Several elections took place in the U.S. state of Georgia in 2023. The municipal general election was held on November 7, 2023.
== State legislative special elections ==
=== House District 7 special election ===
A special election was held on January 3 for House District 7 to succeed House Speaker David Ralston (R) following his death on November 16, 2022. All five candidates who qualified were Republicans. Sheree Ralston and Johnny Chastain advanced to the runoff on January 31, with Chastain defeating Ralston.

=== House District 119 special election ===
A special election was held on January 31 for House District 119. The seat became vacant after representative-elect Danny Rampey (R) indicated his intention to resign after being sworn in on January 9, 2023.

- Holt Persinger (R, won)
- Charles Chase III (R, defeated in runoff)
- Bill Ritter (R)
- Renee Lord (R)
- Shelbey Diamond Alexander (D)
- Joseph Grodzicki (R)
- Joe Price (R)

=== Senate District 11 special election ===
A special election was held on January 31 for Senate District 11. Incumbent Dean Burke (R) resigned from the Georgia State Senate on December 30, 2022, to become chief medical officer at the Georgia Department of Community Health. Republican Sam Watson won outright, defeating Democrat Mary Weaver-Anderson and Libertarian John Monds.

=== House District 172 special election ===
A special election was held on January 31 for House District 172 after Sam Watson (R) resigned to run for Senate District 11. Republican Charles Cannon won the special election without opposition.

=== House District 75 special election ===
A special election was held on March 21 for House District 75 after Mike Glanton (D) resigned. Democrat Eric Bell II won outright, defeating Democrat Herman "Drew" Andrews and Republican Della Ashley.
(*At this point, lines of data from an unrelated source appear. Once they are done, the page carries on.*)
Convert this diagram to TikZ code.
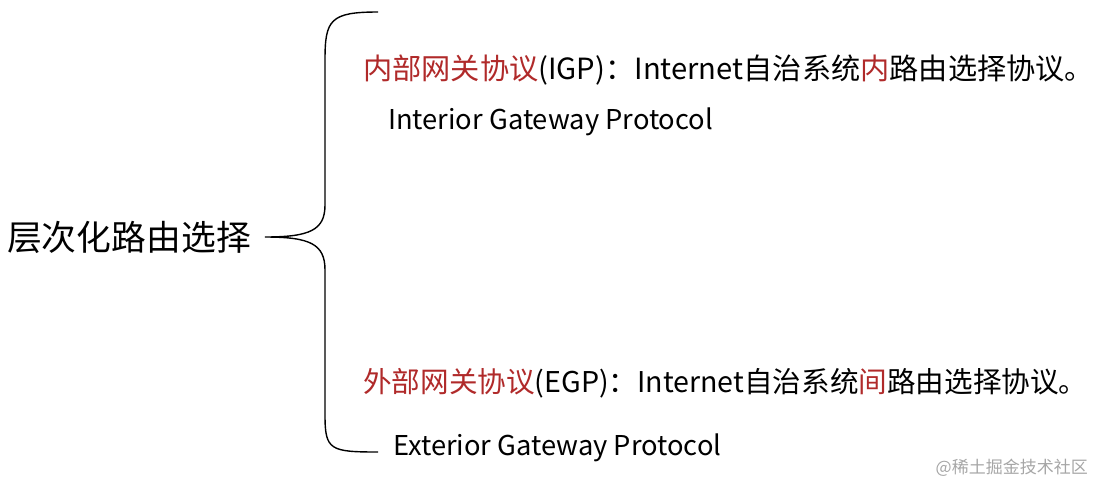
\documentclass[tikz,border=0pt]{standalone}
\usepackage{fontspec}
\setmainfont{Noto Sans CJK SC}
\definecolor{dred}{HTML}{B02A2A}
\begin{document}
\begin{tikzpicture}[x=1pt,y=-1pt,
  txt/.style={anchor=west,inner sep=0pt,font=\fontsize{29.2}{32}\selectfont},
  sub/.style={anchor=west,inner sep=0pt,font=\fontsize{27.3}{30}\selectfont}]
\useasboundingbox (0,0) rectangle (1100,496);
\draw[line width=1.4pt] (378,12) .. controls (330,12) and (325,20) .. (325,60)
  -- (325,205) .. controls (325,230) and (310,237) .. (265,237)
  .. controls (310,237) and (325,244) .. (325,270)
  -- (325,415) .. controls (325,450) and (330,452) .. (378,452);
\node[anchor=west,inner sep=0pt,font=\fontsize{34.8}{38}\selectfont] (root) at (7,237) {层次化路由选择};
\node[txt] (igp) at (363,70) {\textcolor{dred}{内部网关协议}(IGP)：Internet自治系统\textcolor{dred}{内}路由选择协议。};
\node[sub] (igpe) at (388,122) {Interior Gateway Protocol};
\node[txt,font=\fontsize{28.6}{32}\selectfont] (egp) at (363,383) {\textcolor{dred}{外部网关协议}(EGP)：Internet自治系统\textcolor{dred}{间}路由选择协议。};
\node[sub] (egpe) at (393,448) {Exterior Gateway Protocol};
\node[anchor=east,inner sep=0pt,text=black!35,font=\fontsize{17}{20}\selectfont] (wm) at (1088,468) {@稀土掘金技术社区};
\end{tikzpicture}
\end{document}
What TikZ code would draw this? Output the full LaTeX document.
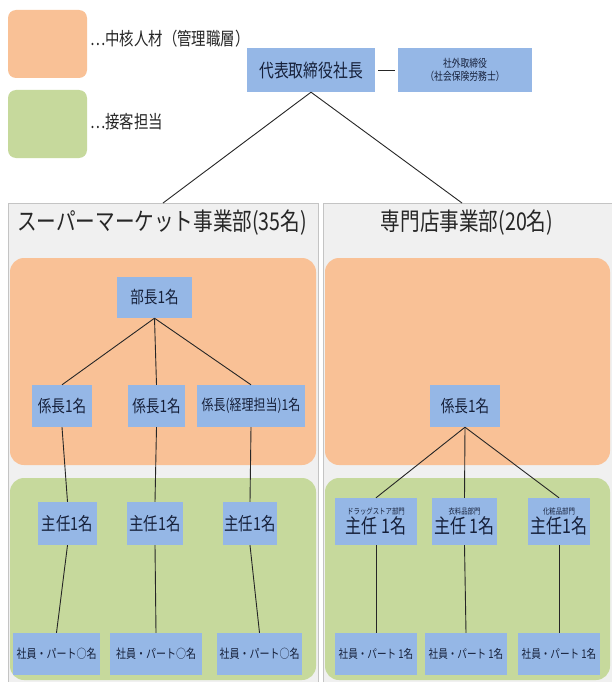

=== House District 68 special election ===
A special election was held on May 16 for House District 68 following the death of Tish Naghise (D). Democrat Derrick Jackson defeated Democrat Mark Baker to win.

== Local elections ==

=== School boards ===

- Five seats on the Atlanta Public Schools Board were up for election.
- A seat on the Muscogee County School District Board was up for a special election.